We've done the forest, the gardens and even the cliffs at Freshwater Bay, but we wanted to try something that, as far as we know, had ever been done before.
With the help of Needles Pleasure Cruises (needlespleasurecruises.co.uk) we took their new boat and the rib out of Yarmouth harbour and headed towards the Needles one evening at the end of April. A calm sea and relatively little wind were essential conditions as far too many ships have succumbed to those often turbulent waters.
Past Fort Victoria, Colwell Bay and Totland Bay while Hurst Point, on the mainland, was silhouetted by the setting sun. We had the boat to ourselves apart from the crew, and as we rounded the Needles the pink aftermath of the sunset was fast disappearing.
Once in position the projector was sparked into life and a short 30 second blast of film flashed across the stack next to the lighthouse. Even though, for this stretch of water, it was relatively calm, it was decided that the swell was a little less on the Alum Bay side, rather than Scratchell's Bay side.

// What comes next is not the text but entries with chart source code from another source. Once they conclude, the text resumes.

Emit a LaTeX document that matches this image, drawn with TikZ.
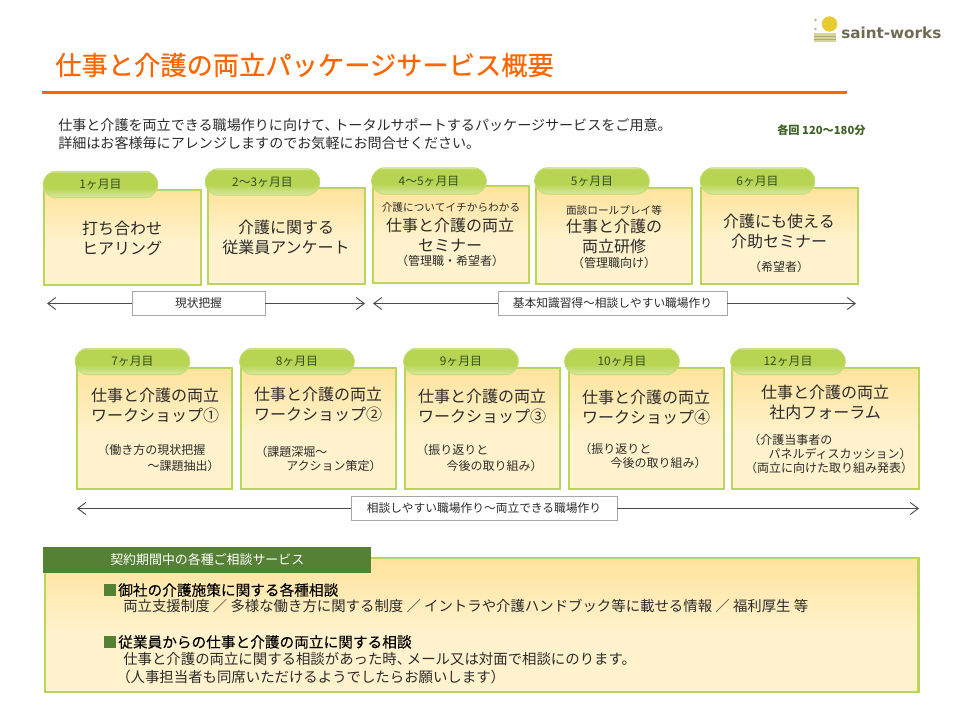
\documentclass[tikz,border=0pt]{standalone}
\usepackage{fontspec}
\setmainfont{Noto Sans CJK JP}
\newfontfamily\logofont{DejaVu Sans}
\newfontfamily\heavyfont[FakeBold=0.5]{Noto Sans CJK JP}
\newfontfamily\headfont[FakeBold=0.15]{Noto Sans CJK JP}
\usepackage{xcolor}
\usetikzlibrary{arrows.meta,positioning}
\definecolor{workOrange}{HTML}{FF6600}
\definecolor{workLine}{HTML}{B9D65C}
\definecolor{workPill}{HTML}{B7D553}
\definecolor{workGreen}{HTML}{558135}
\definecolor{workText}{HTML}{2B2B2B}
\definecolor{workGrey}{HTML}{A6A6A6}
\definecolor{logoGrey}{HTML}{6E6B55}
\definecolor{logoSun}{HTML}{E8CB32}
\definecolor{logoBand}{HTML}{D9D49C}
\definecolor{boxTop}{HTML}{FFE39C}
\definecolor{boxLow}{HTML}{FFF2CC}
\pgfdeclareverticalshading{boxshade}{100bp}{color(0bp)=(boxLow); color(48bp)=(boxLow); color(75bp)=(boxTop); color(100bp)=(boxTop)}
\pgfdeclareverticalshading{pillshade}{100bp}{color(0bp)=(workPill!85!white); color(25bp)=(workPill!85!white); color(28bp)=(workPill!60!white); color(44bp)=(workPill); color(72bp)=(workPill); color(75bp)=(workPill!45!white); color(100bp)=(workPill!45!white)}
\begin{document}
\begin{tikzpicture}[x=.75pt,y=-.75pt,>={Straight Barb[length=6pt,width=9pt]},every node/.style={text=workText,inner sep=0pt}]
\tikzstyle{monthbox}=[draw=workLine,line width=1.7pt,shading=boxshade]
\tikzstyle{monthpill}=[draw=workLine!85!white,line width=.6pt,rounded corners=10pt,shading=pillshade,minimum width=86pt,minimum height=20pt,font=\fontsize{8.9}{11}\selectfont,text=workGreen!60!black]
\tikzstyle{maintext}=[align=center,font=\fontsize{12}{15}\selectfont]
\tikzstyle{subtext}=[font=\fontsize{9}{11}\selectfont]
\tikzstyle{tinytext}=[font=\fontsize{8}{10}\selectfont]
\tikzstyle{spanlabel}=[draw=workGrey,fill=white,line width=.7pt,font=\fontsize{8.8}{11}\selectfont,minimum height=18pt]
\tikzstyle{spanline}=[draw=workText!85!white,line width=.7pt]
\tikzstyle{bodyhead}=[anchor=west,font=\headfont\fontsize{11}{13}\selectfont,text=black]
\tikzstyle{bodytext}=[anchor=west,font=\fontsize{10.8}{13}\selectfont]
\useasboundingbox (0,0) rectangle (960,720);
% logo
\fill[logoSun] (829.5,24) circle (5.8pt);
\fill[logoBand!70!logoGrey] (815.5,20) circle (1.1pt) (815.5,29) circle (1.1pt);
\fill[logoBand] (814,33) rectangle (836,42);
\foreach \y in {36,39}{\draw[logoBand!60!logoGrey,line width=.6pt] (814,\y) -- (836,\y);}
\node[anchor=west,font=\logofont\bfseries\fontsize{11.4}{13}\selectfont,text=logoGrey] (logo) at (841,33) {saint-works};
% title
\node[anchor=west,font=\heavyfont\fontsize{19.7}{23}\selectfont,text=workOrange] (title) at (55,65) {仕事と介護の両立パッケージサービス概要};
\draw[workOrange,line width=2.7pt] (42,92.7) -- (847,92.7);
\node[anchor=west,font=\fontsize{10.55}{13.5}\selectfont,align=left] (intro) at (58,134) {仕事と介護を両立できる職場作りに向けて、\kern-.3em トータルサポートするパッケージサービスをご用意。\\詳細はお客様毎にアレンジしますのでお気軽にお問合せください。};
\node[anchor=west,font=\fontsize{8.4}{10}\selectfont\bfseries,text=workGreen!75!black] (times) at (777,130) {各回 120～180分};
% month boxes
\foreach \nm/\cx/\cy/\w/\h/\px/\py/\lbl in {
  a/122.5/237.5/157/95/100.5/184.5/1ヶ月目,
  b/286.5/236/157/96/262.5/182/2～3ヶ月目,
  c/451/234.5/156/97/429/181/4～5ヶ月目,
  d/614/236/156/96/592/181/5ヶ月目,
  e/779.5/236/157/96/757.5/181/6ヶ月目,
  f/154.5/428.5/155/121/132.5/361.5/7ヶ月目,
  g/318.5/428.5/155/121/297/361.5/8ヶ月目,
  h/482.5/428.5/155/121/461/361.5/9ヶ月目,
  i/646.5/428.5/155/121/622/361.5/10ヶ月目,
  j/825.5/428.5/187/121/788/361.5/12ヶ月目}{
  \node[monthbox,minimum width=\w*.75pt-.4pt,minimum height=\h*.75pt-.4pt] (box\nm) at (\cx,\cy) {};
  \node[monthpill] (pill\nm) at (\px,\py) {\lbl};
}
% box texts, first row
\node[maintext] (texta) at (122,238) {打ち合わせ\\ヒアリング};
\node[maintext] (textb) at (286,237) {介護に関する\\従業員アンケート};
\node[tinytext] (tipc) at (451,207) {介護についてイチからわかる};
\node[maintext] (textc) at (450,235) {仕事と介護の両立\\セミナー};
\node[subtext] (subc) at (450,261) {（管理職・希望者）};
\node[tinytext] (tipd) at (614,210) {面談ロールプレイ等};
\node[maintext] (textd) at (614,236) {仕事と介護の\\両立研修};
\node[subtext] (subd) at (614,263) {（管理職向け）};
\node[maintext] (texte) at (779,231) {介護にも使える\\介助セミナー};
\node[subtext] (sube) at (779,267) {（希望者）};
% box texts, second row
\node[maintext] (textf) at (155,405) {仕事と介護の両立\\ワークショップ①};
\node[subtext,anchor=west] (subfa) at (97,450) {（働き方の現状把握};
\node[subtext,anchor=east] (subfb) at (220,466) {～課題抽出）};
\node[maintext] (textg) at (318,404) {仕事と介護の両立\\ワークショップ②};
\node[subtext,anchor=west] (subga) at (255,452) {（課題深堀～};
\node[subtext,anchor=east] (subgb) at (382,466) {アクション策定）};
\node[maintext] (texth) at (482,406) {仕事と介護の両立\\ワークショップ③};
\node[subtext,anchor=west] (subha) at (416,450) {（振り返りと};
\node[subtext,anchor=east] (subhb) at (543,466) {今後の取り組み）};
\node[maintext] (texti) at (646,407) {仕事と介護の両立\\ワークショップ④};
\node[subtext,anchor=west] (subia) at (579,449) {（振り返りと};
\node[subtext,anchor=east] (subib) at (707,463) {今後の取り組み）};
\node[maintext] (textj) at (825,402) {仕事と介護の両立\\社内フォーラム};
\node[subtext,anchor=west] (subja) at (748,440) {（介護当事者の};
\node[subtext,anchor=east] (subjb) at (912,454) {パネルディスカッション）};
\node[subtext] (subjc) at (829,468) {（両立に向けた取り組み発表）};
% spans
\node[spanlabel,minimum width=99.75pt] (spana) at (198.5,303.5) {現状把握};
\node[spanlabel,minimum width=171.75pt] (spanb) at (612.5,303.5) {基本知識習得～相談しやすい職場作り};
\node[spanlabel,minimum width=199.5pt] (spanc) at (484,508.5) {相談しやすい職場作り～両立できる職場作り};
\coordinate (endaL) at (47,303.5);
\coordinate (endaR) at (365,303.5);
\coordinate (endbL) at (373,303.5);
\coordinate (endbR) at (856,303.5);
\coordinate (endcL) at (77,508.5);
\coordinate (endcR) at (919,508.5);
\foreach \a in {a,b,c}{
  \draw[spanline,->] (span\a) -- (end\a L);
  \draw[spanline,->] (span\a) -- (end\a R);
}
% service panel
\node[monthbox,minimum width=655.3pt,minimum height=101pt] (panel) at (481.5,625) {};
\node[fill=workGreen,minimum width=246pt,minimum height=19.5pt] (panelhead) at (207,560) {};
\node[anchor=west,font=\fontsize{9.7}{12}\selectfont,text=white] (paneltitle) at (110,560) {契約期間中の各種ご相談サービス};
\node[fill=workGreen,minimum width=9.4pt,minimum height=9.4pt] (marka) at (110,590) {};
\node[bodyhead] (heada) at (118,590) {御社の介護施策に関する各種相談};
\node[bodytext] (linea) at (123,606) {両立支援制度 ／ 多様な働き方に関する制度 ／ イントラや介護ハンドブック等に載せる情報 ／ 福利厚生 等};
\node[fill=workGreen,minimum width=9.4pt,minimum height=9.4pt] (markb) at (110,642) {};
\node[bodyhead] (headb) at (118,642) {従業員からの仕事と介護の両立に関する相談};
\node[bodytext] (lineb) at (123,659) {仕事と介護の両立に関する相談があった時、\kern-.3em メール又は対面で相談にのります。};
\node[bodytext] (linec) at (116,677) {（人事担当者も同席いただけるようでしたらお願いします）};
\end{tikzpicture}
\end{document}
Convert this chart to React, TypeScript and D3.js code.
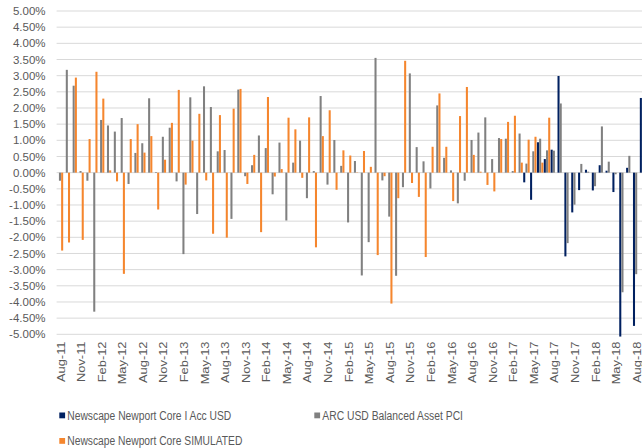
import * as d3 from 'd3';

// monthly returns, % (Aug-11 .. Sep-18)
const startMonth = new Date(2011, 7, 1);
const endMonth = new Date(2018, 9, 1);
const months = d3.timeMonth.range(startMonth, endMonth).map(d => d3.timeFormat('%b-%y')(d));

const arcValues: (number | null)[] = [
    -0.25, 3.18, 2.69, 0.05, -0.25, -4.30, 1.63, 1.46, 1.27, 1.69, -0.35, 0.61,
    0.91, 2.30, 0.02, 1.11, 1.39, -0.27, -2.52, 2.33, -1.28, 2.67, 2.03, 0.66,
    0.70, -1.43, 2.57, -0.11, 0.23, 1.15, 0.76, -0.67, 0.93, -1.48, 0.31, 0.99,
    -0.79, 0.05, 2.37, -0.37, 1.01, 0.21, -1.54, 0.36, -3.18, -2.15, 3.55, -0.24,
    -1.36, -3.19, -0.45, 3.07, 0.79, 0.35, -0.49, 2.08, 0.46, 0.07, -0.95, -0.25,
    1.01, 1.24, 1.71, 0.42, 1.07, 1.05, 0.05, 1.21, 0.28, 0.66, 1.05, 0.69,
    0.68, 2.14, -2.18, -0.99, 0.27, 0.03, -0.42, 1.43, 0.34, -0.05, -3.70, 0.52,
    -3.14, null,
];

const simulatedValues: (number | null)[] = [
    -2.41, -2.16, 2.94, -2.08, 1.04, 3.12, 2.29, 0.07, -0.27, -3.13, 1.04, 1.50,
    0.62, 1.13, -1.14, 0.40, 1.54, 2.56, -0.37, 0.99, 1.82, -0.24, -1.89, 1.78,
    -2.01, 1.98, 2.59, -0.35, 0.55, -1.84, 2.34, -0.12, 0.11, 1.70, 1.34, -0.16,
    1.71, -2.31, 1.13, 1.93, -0.53, 0.69, 0.53, 0.01, 0.67, 0.18, -2.55, -0.11,
    -4.05, -0.79, 3.46, -0.32, -0.75, -2.61, 0.80, 2.45, 0.80, -0.88, 1.75, 2.65,
    0.55, 0.03, -0.38, -0.58, 1.04, 1.57, 1.76, 0.31, 1.02, 1.11, 0.31, 1.70,
];

// fund launched Apr-17
const fundStart = 68;
const fundValues: number[] = [
    -0.30, -0.84, 0.94, 0.42, 0.71, 2.99, -2.59, -1.23, -0.54, 0.09, -0.55, 0.23,
    0.06, -0.60, -5.07, 0.15, -4.74, 2.31,
];

const seriesNames = [
    'Newscape Newport Core I Acc USD',
    'ARC USD Balanced Asset PCI',
    'Newscape Newport Core SIMULATED',
];
const seriesColors = ['#002060', '#808080', '#F5862E'];

const yTicks = d3.range(-5, 5.001, 0.5);
const xTickLabels = months.filter((_, i) => i % 3 === 0);

const width = 642;
const height = 448;
const plotLeft = 56.6;
const step = 6.86;
const plotTop = 11;
const plotBottom = 334.3;

function valueAt(series: number, i: number): number | null {
    if (series === 0) {
        const j = i - fundStart;
        return j >= 0 && j < fundValues.length ? fundValues[j] : null;
    }
    if (series === 1) return arcValues[i] ?? null;
    return simulatedValues[i] ?? null;
}

export default function App() {
    const x = d3.scaleBand<string>()
        .domain(months)
        .range([plotLeft, plotLeft + months.length * step])
        .padding(0);

    const groupWidth = 6.6;
    const x1 = d3.scaleBand<number>()
        .domain([0, 1, 2])
        .range([(step - groupWidth) / 2, (step + groupWidth) / 2])
        .padding(0);

    const y = d3.scaleLinear().domain([-5, 5]).range([plotBottom, plotTop]);

    const bars: JSX.Element[] = [];
    months.forEach((m, i) => {
        [0, 1, 2].forEach(s => {
            const v = valueAt(s, i);
            if (v === null) return;
            const bx = (x(m) ?? 0) + (x1(s) ?? 0);
            bars.push(
                <rect
                    key={`${s}-${i}`}
                    x={bx}
                    y={y(Math.max(0, v))}
                    width={x1.bandwidth() - 0.15}
                    height={Math.abs(y(v) - y(0))}
                    fill={seriesColors[s]}
                />
            );
        });
    });

    const legend = [
        { name: seriesNames[0], color: seriesColors[0], x: 59.3, y: 415.5, len: 164 },
        { name: seriesNames[1], color: seriesColors[1], x: 314.3, y: 415.5, len: 140.7 },
        { name: seriesNames[2], color: seriesColors[2], x: 59.3, y: 441, len: 175 },
    ];

    return (
        <div style={{ position: 'fixed', left: 0, top: 0 }}>
            <svg width={width} height={height} style={{ display: 'block', background: '#fff' }}
                fontFamily="'Liberation Sans', Arial, sans-serif">
                {/* gridlines */}
                <g>
                    {yTicks.map(t => (
                        <line key={t} x1={plotLeft} x2={width} y1={y(t)} y2={y(t)}
                            stroke="#d9d9d9" strokeWidth={1} />
                    ))}
                </g>
                <g>{bars}</g>
                {/* y axis labels */}
                <g fill="#595959" fontSize={11.5} textAnchor="end">
                    {yTicks.map(t => (
                        <text key={t} x={45.5} y={y(t)} dy="0.35em">{`${t.toFixed(2)}%`}</text>
                    ))}
                </g>
                {/* x axis labels */}
                <g fill="#595959" fontSize={11.5} textAnchor="end">
                    {xTickLabels.map(lbl => {
                        const cx = (x(lbl) ?? 0) + step / 2 + 4.5;
                        return (
                            <text key={lbl} transform={`translate(${cx},341.5) rotate(-90) scale(1.12,1)`}>{lbl}</text>
                        );
                    })}
                </g>
                {/* legend */}
                <g fill="#595959" fontSize={12.5}>
                    {legend.map(l => (
                        <g key={l.name}>
                            <rect x={l.x} y={l.y - 3} width={5.8} height={5.8} fill={l.color} />
                            <text x={l.x + 8} y={l.y} dy="0.35em" textLength={l.len}
                                lengthAdjust="spacingAndGlyphs">{l.name}</text>
                        </g>
                    ))}
                </g>
            </svg>
        </div>
    );
}
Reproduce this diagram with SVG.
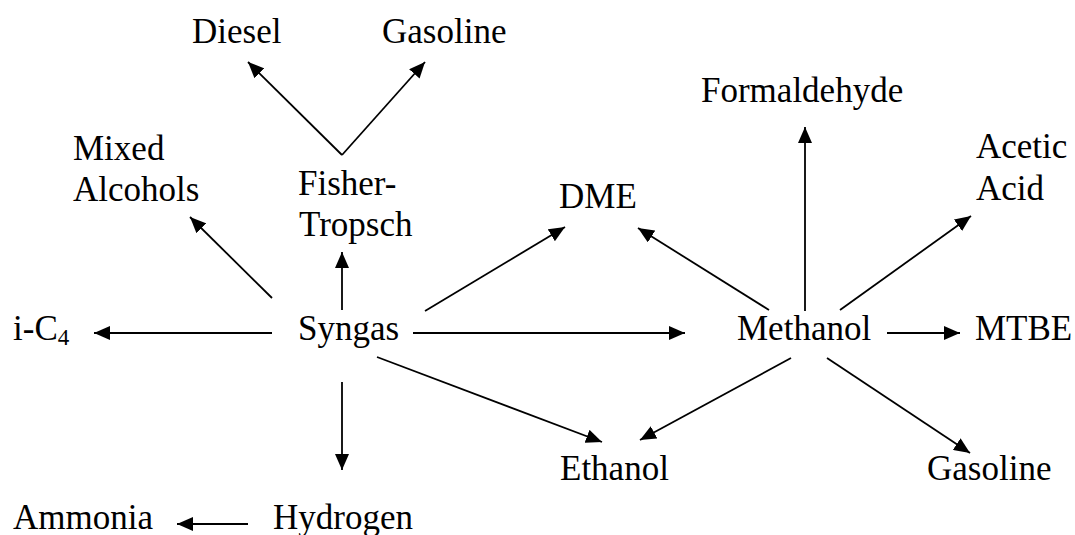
<svg xmlns="http://www.w3.org/2000/svg" width="1075" height="535" viewBox="0 0 1075 535">
<style>
text{font-family:"Liberation Serif","Times New Roman",serif;font-size:35px;fill:#000}
.sub{font-size:23px}
#connectors line{stroke:#000;stroke-width:1.8;marker-end:url(#ah)}
</style>
<defs>
<marker id="ah" markerUnits="userSpaceOnUse" markerWidth="16" markerHeight="14" refX="16" refY="7" orient="auto">
<path d="M0,0 L16,7 L0,14 z" fill="#000"/>
</marker>
</defs>
<rect width="1075" height="535" fill="#fff"/>
<g id="connectors">
<line x1="342" y1="155" x2="248" y2="62"/>
<line x1="342" y1="155" x2="425" y2="62"/>
<line x1="342" y1="310" x2="342" y2="252"/>
<line x1="272" y1="298" x2="190" y2="217"/>
<line x1="272" y1="333" x2="94" y2="333"/>
<line x1="425" y1="311" x2="565" y2="227"/>
<line x1="413" y1="333" x2="685" y2="333"/>
<line x1="377" y1="357" x2="602" y2="442"/>
<line x1="342" y1="382" x2="342" y2="470"/>
<line x1="248" y1="524" x2="177" y2="524"/>
<line x1="769" y1="310" x2="638" y2="228"/>
<line x1="805" y1="311" x2="805" y2="127"/>
<line x1="840" y1="310" x2="971" y2="216"/>
<line x1="887" y1="333" x2="960" y2="333"/>
<line x1="791" y1="358" x2="640" y2="440"/>
<line x1="827" y1="358" x2="970" y2="453"/>
</g>
<g id="diesel"><text x="192" y="43">Diesel</text></g>
<g id="gasoline-ft"><text x="382" y="43">Gasoline</text></g>
<g id="formaldehyde"><text x="701" y="102">Formaldehyde</text></g>
<g id="mixed-alcohols"><text x="73" y="160">Mixed</text><text x="73" y="201">Alcohols</text></g>
<g id="fischer-tropsch"><text x="298" y="195">Fisher-</text><text x="299" y="236">Tropsch</text></g>
<g id="dme"><text x="559" y="208">DME</text></g>
<g id="acetic-acid"><text x="976" y="158">Acetic</text><text x="976" y="200">Acid</text></g>
<g id="ic4"><text x="13" y="340">i-C<tspan class="sub" dy="5">4</tspan></text></g>
<g id="syngas"><text x="298" y="340">Syngas</text></g>
<g id="methanol"><text x="737" y="340">Methanol</text></g>
<g id="mtbe"><text x="975" y="340">MTBE</text></g>
<g id="ethanol"><text x="560" y="480">Ethanol</text></g>
<g id="gasoline-mtg"><text x="927" y="480">Gasoline</text></g>
<g id="ammonia"><text x="13" y="529">Ammonia</text></g>
<g id="hydrogen"><text x="273" y="529">Hydrogen</text></g>
</svg>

By the time we steadied on the other side the light had completely disappeared. A few more short projections followed. One or two worked, others didn't.
The whole process was fraught with difficulty! The rolling boat encouraged the generator to misfire, the projector needed constant readjustment to ensure that the moving image remained focussed on the stack, the cameras were hand held and the laptop carefully cuddled. Thankfully we had two willing helpers, but we could have done with a couple more!
A good exercise though, and undoubtedly one of the most unusual places ever to watch snippets of moving image being projected. Now that we've experienced once, we'd like to doit again and be slightly better prepared. Whether the captain and his crew would be up for it is another matter altogether!